Which lines in the records below contain the word "with"? Copy each one out.
─── RECORDS SHOWN
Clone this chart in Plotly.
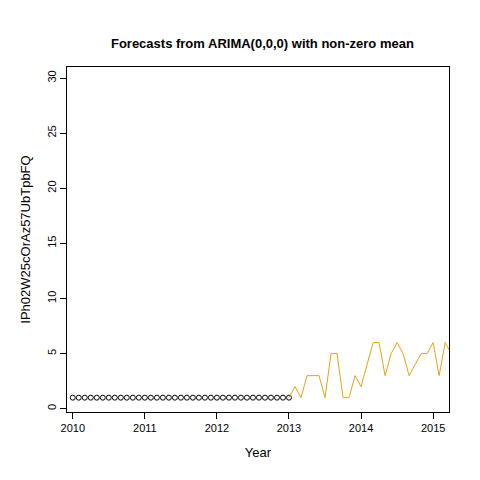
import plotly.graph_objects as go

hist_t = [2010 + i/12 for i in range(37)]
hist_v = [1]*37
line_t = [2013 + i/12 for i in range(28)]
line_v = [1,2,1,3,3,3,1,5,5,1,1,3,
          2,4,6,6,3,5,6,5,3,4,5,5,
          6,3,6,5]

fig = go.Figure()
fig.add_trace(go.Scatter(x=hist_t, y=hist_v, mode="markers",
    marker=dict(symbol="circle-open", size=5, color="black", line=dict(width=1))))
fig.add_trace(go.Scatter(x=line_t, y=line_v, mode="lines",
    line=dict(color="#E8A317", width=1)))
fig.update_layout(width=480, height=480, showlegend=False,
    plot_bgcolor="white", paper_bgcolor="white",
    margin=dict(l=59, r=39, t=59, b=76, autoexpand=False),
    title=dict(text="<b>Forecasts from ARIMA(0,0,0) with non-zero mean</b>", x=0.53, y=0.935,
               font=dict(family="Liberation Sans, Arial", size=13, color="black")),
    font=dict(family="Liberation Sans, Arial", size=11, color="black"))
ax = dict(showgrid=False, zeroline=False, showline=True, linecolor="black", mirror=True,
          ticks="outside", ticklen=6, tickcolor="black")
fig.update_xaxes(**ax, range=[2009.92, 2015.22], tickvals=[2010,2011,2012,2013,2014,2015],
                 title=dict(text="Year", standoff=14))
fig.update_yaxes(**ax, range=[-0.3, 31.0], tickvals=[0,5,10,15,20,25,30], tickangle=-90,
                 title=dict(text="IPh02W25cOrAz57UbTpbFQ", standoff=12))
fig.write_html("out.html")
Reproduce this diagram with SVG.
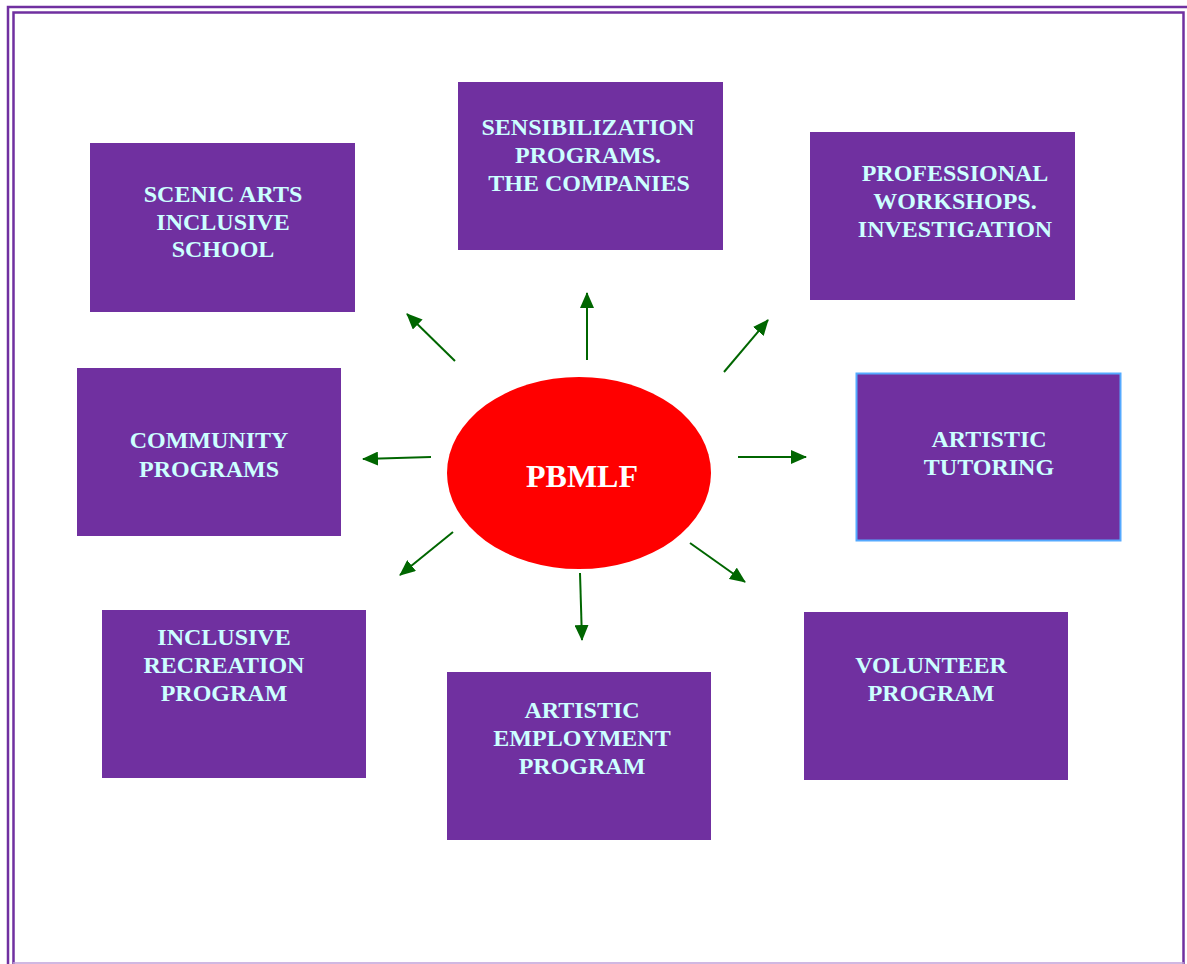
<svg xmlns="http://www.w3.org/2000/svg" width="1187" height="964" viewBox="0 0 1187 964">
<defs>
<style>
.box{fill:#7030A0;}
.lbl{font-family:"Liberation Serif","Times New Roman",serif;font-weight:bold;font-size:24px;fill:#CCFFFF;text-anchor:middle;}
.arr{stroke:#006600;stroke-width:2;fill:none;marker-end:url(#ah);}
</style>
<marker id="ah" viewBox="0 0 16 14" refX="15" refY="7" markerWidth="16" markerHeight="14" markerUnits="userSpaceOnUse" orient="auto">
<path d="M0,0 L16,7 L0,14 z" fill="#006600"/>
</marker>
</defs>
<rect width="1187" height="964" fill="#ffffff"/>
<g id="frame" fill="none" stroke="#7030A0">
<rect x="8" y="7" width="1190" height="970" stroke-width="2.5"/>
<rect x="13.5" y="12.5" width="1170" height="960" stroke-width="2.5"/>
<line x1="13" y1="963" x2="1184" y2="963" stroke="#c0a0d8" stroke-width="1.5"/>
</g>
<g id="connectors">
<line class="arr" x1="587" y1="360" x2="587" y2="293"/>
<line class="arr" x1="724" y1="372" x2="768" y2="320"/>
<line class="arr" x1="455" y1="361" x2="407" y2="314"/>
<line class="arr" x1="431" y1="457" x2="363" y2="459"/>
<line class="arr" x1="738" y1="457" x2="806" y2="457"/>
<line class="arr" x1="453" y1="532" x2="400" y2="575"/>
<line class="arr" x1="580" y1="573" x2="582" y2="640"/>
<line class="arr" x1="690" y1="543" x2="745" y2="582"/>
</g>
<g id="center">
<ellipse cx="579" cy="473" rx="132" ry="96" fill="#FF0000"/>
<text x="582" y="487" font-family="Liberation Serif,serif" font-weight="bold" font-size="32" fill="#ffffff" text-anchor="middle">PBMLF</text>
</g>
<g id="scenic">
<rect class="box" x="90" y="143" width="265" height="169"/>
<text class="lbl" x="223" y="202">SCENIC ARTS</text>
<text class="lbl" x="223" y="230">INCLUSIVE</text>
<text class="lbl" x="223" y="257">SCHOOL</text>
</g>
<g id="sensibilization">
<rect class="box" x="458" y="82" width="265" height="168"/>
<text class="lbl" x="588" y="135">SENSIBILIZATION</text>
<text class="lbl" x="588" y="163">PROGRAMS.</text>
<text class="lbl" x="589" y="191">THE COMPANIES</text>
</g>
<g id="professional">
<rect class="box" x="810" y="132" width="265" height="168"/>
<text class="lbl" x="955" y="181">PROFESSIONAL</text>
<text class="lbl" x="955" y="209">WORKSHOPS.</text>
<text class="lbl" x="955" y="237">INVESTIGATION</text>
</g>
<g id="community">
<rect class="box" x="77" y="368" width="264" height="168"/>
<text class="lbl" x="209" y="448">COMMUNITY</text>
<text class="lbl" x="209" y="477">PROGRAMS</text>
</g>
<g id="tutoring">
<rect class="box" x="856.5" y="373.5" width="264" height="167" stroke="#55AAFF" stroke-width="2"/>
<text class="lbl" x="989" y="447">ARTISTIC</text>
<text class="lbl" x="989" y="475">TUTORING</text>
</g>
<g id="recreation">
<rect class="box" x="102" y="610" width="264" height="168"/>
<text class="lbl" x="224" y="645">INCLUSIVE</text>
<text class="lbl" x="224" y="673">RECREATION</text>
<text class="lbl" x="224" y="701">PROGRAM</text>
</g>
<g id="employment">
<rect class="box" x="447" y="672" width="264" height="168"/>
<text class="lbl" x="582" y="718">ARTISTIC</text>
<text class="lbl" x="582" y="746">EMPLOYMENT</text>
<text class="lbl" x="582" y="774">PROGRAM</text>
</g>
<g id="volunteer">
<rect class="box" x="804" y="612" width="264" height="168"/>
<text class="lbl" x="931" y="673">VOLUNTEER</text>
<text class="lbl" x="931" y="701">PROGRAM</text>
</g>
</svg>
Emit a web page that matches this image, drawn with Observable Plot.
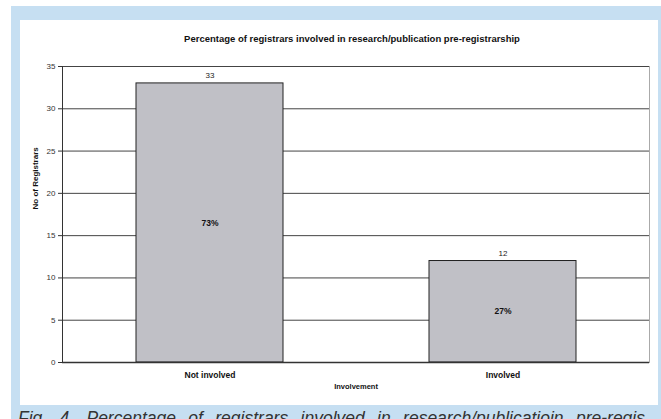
──────
**FINISHED EXERCISE:**
    title=dict(text="<b>Forecasts from ARIMA(0,0,0) with non-zero mean</b>", x=0.53, y=0.935,
Reproduce this diagram with SVG.
Emit a web page that matches this image, drawn with Observable Plot.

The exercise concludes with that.